A last tip for today: While searchme‘s sequential presentation of search results is too playful for my liking, because I need a quick overview to make my choice what I want to take a closer look at. However a really nice feature is the integration of stacks which allows you to create visual bookmarks – something completely different, because it is not about seeking new, but rather showing known objects (cf Theresaneil’s extensive post on seek or show).

Metadata revival?

Metadata is a big thing with archivists and other people concerned with context, but I must admit that in all my professional years, I have never worked on a web project which actually used the Dublin Core Metadata set. The most probable reason that people don’t seem to bother much about metadata – at least in a standardized form – is that popular search engines don’t seem to take them into account. Or at least they didn’t until recently.
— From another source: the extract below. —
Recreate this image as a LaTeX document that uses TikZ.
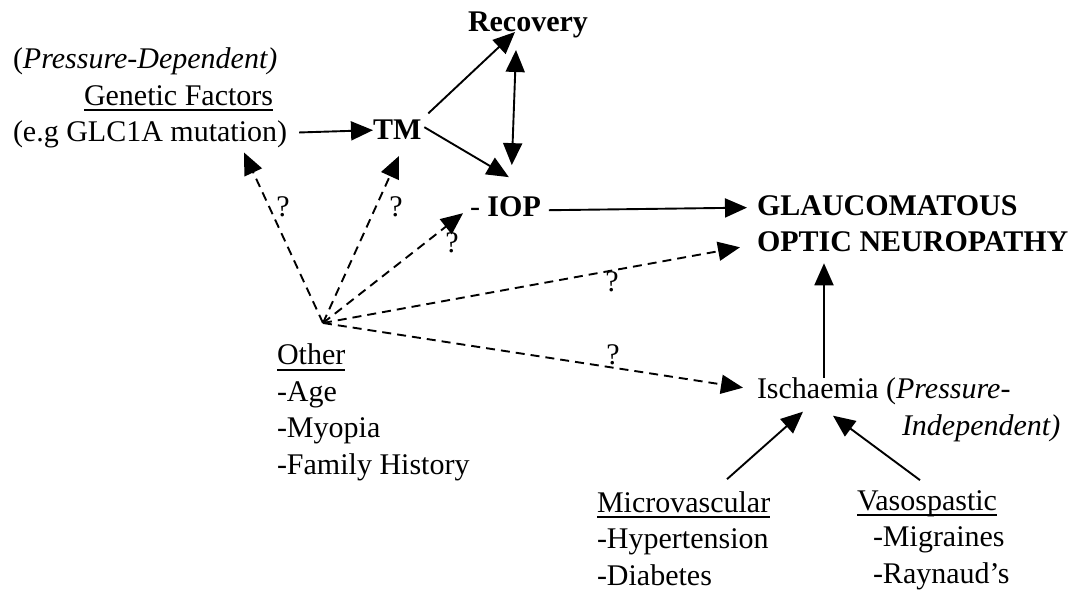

Let’s have a look at a (very!) brief history of search result designs:

Search engines I rememer from my early web experience returned results looking somewhat like this (our government portal hasn’t made much progress since):

Search result for passport on www.ch.ch

Then up comes Google and introduces a design which has become pretty much standard:

Google Search for \

More recently, both Google and Yahoo have started introducing structured search results:

Yahoo Search Gallery, Country Profile Armenia

Search results are also increasingly shown in clusters based mainly on format (text in general, news, entries from encyclopedias; images, video etc.):

Yahoo India \

So adding metadata in some kind of standardized form does seem to be a recent trend for

  • clustering search results and
  • displaying search results.

Metadata provided by the creators of web sites are used for these displays. However, these metadata are explicitly not used for search algorithms, as an article on Yahoo and the Future of Search reports. Metadata provided by the creators tends to bias the outcome, and the analysis of broader text corpus by powerful search engines provides more signifcant results than metadata out of context.

Still, the increased use of metadata are pointing to interesting directions:

  • Search results are becoming more context-sensitive. Metadata help the user to choose the appropriate context, e.g. for disambiguation or clarification of a query. Search interfaces are taking the iterative nature of search into account and getting closer to the process of questions and answers users require to clarify their needs.
  • Possible actions after having found the desired content are beginning to be transferred to the search sites (search engines becoming portals may – or may not – be part of the development). Users can view details, maps or reviews, check opening hours, buy tickets or conduct site-search without having to leave the search results page. This is enabled by a deeper integration of applications into results.